More context, less accuracy. The full-history agent scored 71% on roughly 1.48M tokens; pruning and summarizing scored 91.6% on about 553K. Source: Lodha et al., arXiv:2606.10209 (2026).
How do you actually manage context for long-horizon agents?#
You make context a thing the system decides on every step, not a thing it accumulates by default. The benchmark's winning configuration is a recipe you can copy:
Prune to recent tool calls. Keep the last handful of tool-call and response pairs in the working context. In the study, pruning to the last five already lifted completion from 71.0% to 79.0% on its own, before any summarization.
Summarize the rest, do not drop it. Replace the older history with a compact summary instead of either keeping it verbatim or deleting it. That step is what took the agent from 79.0% to 91.6%. The history still informs the agent, it just stops drowning it.
Serve one canonical source per query, not the whole pile. When the agent needs a fact, give it the single authoritative answer to read as fresh input, rather than making it scan an entire transcript or document dump to reconstruct it.
That third point is where this stops being a paper and starts being an operating discipline. It is the principle our own tooling is built on: trovex exists to hand an agent one canonical document per query instead of the whole repository, so the model reads a clean answer rather than re-deriving it from everything it has ever seen. We did not build it from a benchmark. We built it because our own agent fleet got slower and less reliable the more we let context pile up, which is the same failure this paper measured under controlled conditions.
How this changes the way you build an agent system#
The takeaway is not "prune your prompts" as a tuning tip. It is that context selection is an architectural decision you own, the same way you own retries and timeouts. An agent that hoards context is making an implicit choice to be slower, costlier, and less accurate, and the default settings make that choice for you unless you intervene.
In practice that means a context policy per agent: what gets kept, what gets summarized, what gets served fresh from a canonical layer, and at what step boundaries. It means measuring task completion against token spend, not assuming a fuller prompt is a safer one. And it means treating a growing conversation history as a liability to manage, not an asset to protect. This is the operating model we build with teams running agents in production, because "give it more context" is the expensive instinct that feels responsible and quietly degrades the system.

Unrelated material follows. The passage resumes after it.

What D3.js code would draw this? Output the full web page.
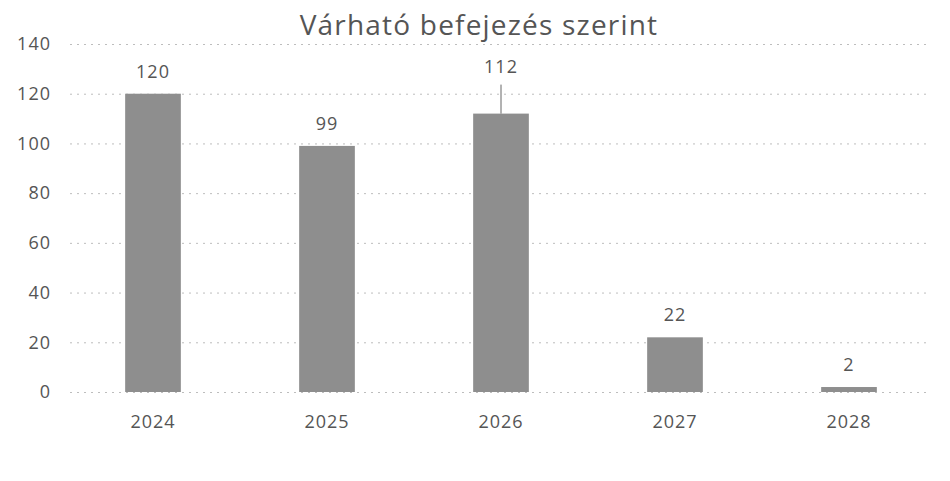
<!DOCTYPE html>
<html>
<head>
<meta charset="utf-8">
<script src="https://cdn.jsdelivr.net/npm/d3@7"></script>
<style>
  body { margin: 0; background: #fff; }
  text { font-family: "Open Sans", "Liberation Sans", sans-serif; }
</style>
</head>
<body>
<div id="chart"></div>
<script>
const years = ['2024', '2025', '2026', '2027', '2028'];
const counts = [120, 99, 112, 22, 2];
const yTicks = [0, 20, 40, 60, 80, 100, 120, 140];
const title = 'Várható befejezés szerint';

const w = 950;
const h = 481;
const margin = { top: 44, right: 14, bottom: 89, left: 66 };

const svg = d3.select('#chart')
  .append('svg')
  .attr('width', w)
  .attr('height', h);

const xScale = d3.scaleBand()
  .domain(years)
  .range([margin.left, w - margin.right])
  .paddingInner(0.68)
  .paddingOuter(0.34);

const yScale = d3.scaleLinear()
  .domain([0, 140])
  .range([h - margin.bottom, margin.top]);

// gridlines + y labels
const yAxis = d3.axisLeft(yScale)
  .tickValues(yTicks)
  .tickSize(-(w - margin.left - margin.right - 10))
  .tickPadding(19);

svg.append('g')
  .attr('class', 'y-axis')
  .attr('transform', `translate(${margin.left + 4}, 0)`)
  .call(yAxis);

svg.selectAll('.y-axis .tick line')
  .attr('stroke', '#bdbdbd')
  .attr('stroke-dasharray', '2,5');

svg.selectAll('.y-axis .tick text')
  .attr('fill', '#555')
  .style('font-size', '18px')
  .style('letter-spacing', '1px');

svg.selectAll('.domain').remove();

// bars
svg.selectAll('.bar')
  .data(years)
  .enter()
  .append('rect')
  .attr('class', 'bar')
  .attr('x', d => xScale(d))
  .attr('y', (d, i) => yScale(counts[i]))
  .attr('width', xScale.bandwidth())
  .attr('height', (d, i) => yScale(0) - yScale(counts[i]))
  .attr('fill', '#8e8e8e');

// x labels
const xAxis = d3.axisBottom(xScale).tickSize(0).tickPadding(23);
svg.append('g')
  .attr('class', 'x-axis')
  .attr('transform', `translate(0, ${yScale(0)})`)
  .call(xAxis);

svg.select('.x-axis .domain').remove();
svg.selectAll('.x-axis .tick text')
  .attr('fill', '#555')
  .style('font-size', '18px')
  .style('letter-spacing', '1px');

// value labels (the 2026 label was dragged up with a leader line)
const lift = [0, 0, 25, 0, 0];

svg.selectAll('.value')
  .data(years)
  .enter()
  .append('text')
  .attr('class', 'value')
  .attr('x', d => xScale(d) + xScale.bandwidth() / 2)
  .attr('y', (d, i) => yScale(counts[i]) - 16 - lift[i])
  .attr('text-anchor', 'middle')
  .attr('fill', '#555')
  .style('font-size', '18px')
  .style('letter-spacing', '1px')
  .text((d, i) => counts[i]);

svg.selectAll('.leader')
  .data(years.filter((d, i) => lift[i] > 0))
  .enter()
  .append('line')
  .attr('x1', d => xScale(d) + xScale.bandwidth() / 2)
  .attr('x2', d => xScale(d) + xScale.bandwidth() / 2)
  .attr('y1', d => yScale(counts[years.indexOf(d)]) - 29)
  .attr('y2', d => yScale(counts[years.indexOf(d)]))
  .attr('stroke', '#666')
  .attr('stroke-width', 1);

svg.append('text')
  .attr('x', 479)
  .attr('y', 35)
  .attr('text-anchor', 'middle')
  .attr('fill', '#555')
  .style('font-size', '28px')
  .style('letter-spacing', '1.2px')
  .text(title);
</script>
</body>
</html>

If your agents get slower and flakier the longer they run, you do not have a model problem. You have a context policy you never wrote down. That's the work we do with teams.
We map where your agent system hoards context instead of selecting it, what it is costing you in tokens and latency, and the context policy that fixes it, on your stack.
No. On a 50-task tool-using benchmark, keeping the full conversation history scored 71%, while pruning to the last five tool calls and summarizing the rest scored 91.6%. The same configuration used roughly a third of the tokens. More context added noise the model had to re-read every turn, not accuracy.
Does a bigger context window make an agent more accurate?
Not by itself. A bigger window is capacity, not selection. In the 2026 benchmark the full-history run fit inside the window at 1,480,996 tokens and still lost to a pruned run a third its size. What raised accuracy was choosing which context to keep, not having room to keep all of it.
What is context engineering for agents?
Context engineering is deciding what an agent reads at each step instead of feeding it everything. In practice that means pruning stale tool output, keeping recent calls, summarizing the rest, and serving one canonical document per query. The 2026 benchmark shows it as the difference between 71% and 91.6% task completion.
How much can pruning and summarizing context save?
In the benchmark, full history cost 1,480,996 tokens and 14.56 hours. Pruning plus summarization cost 553,374 tokens and 5.79 hours, while scoring higher (91.6% vs 71%). That is roughly a third of the tokens and under half the runtime, with better accuracy, not a tradeoff against it.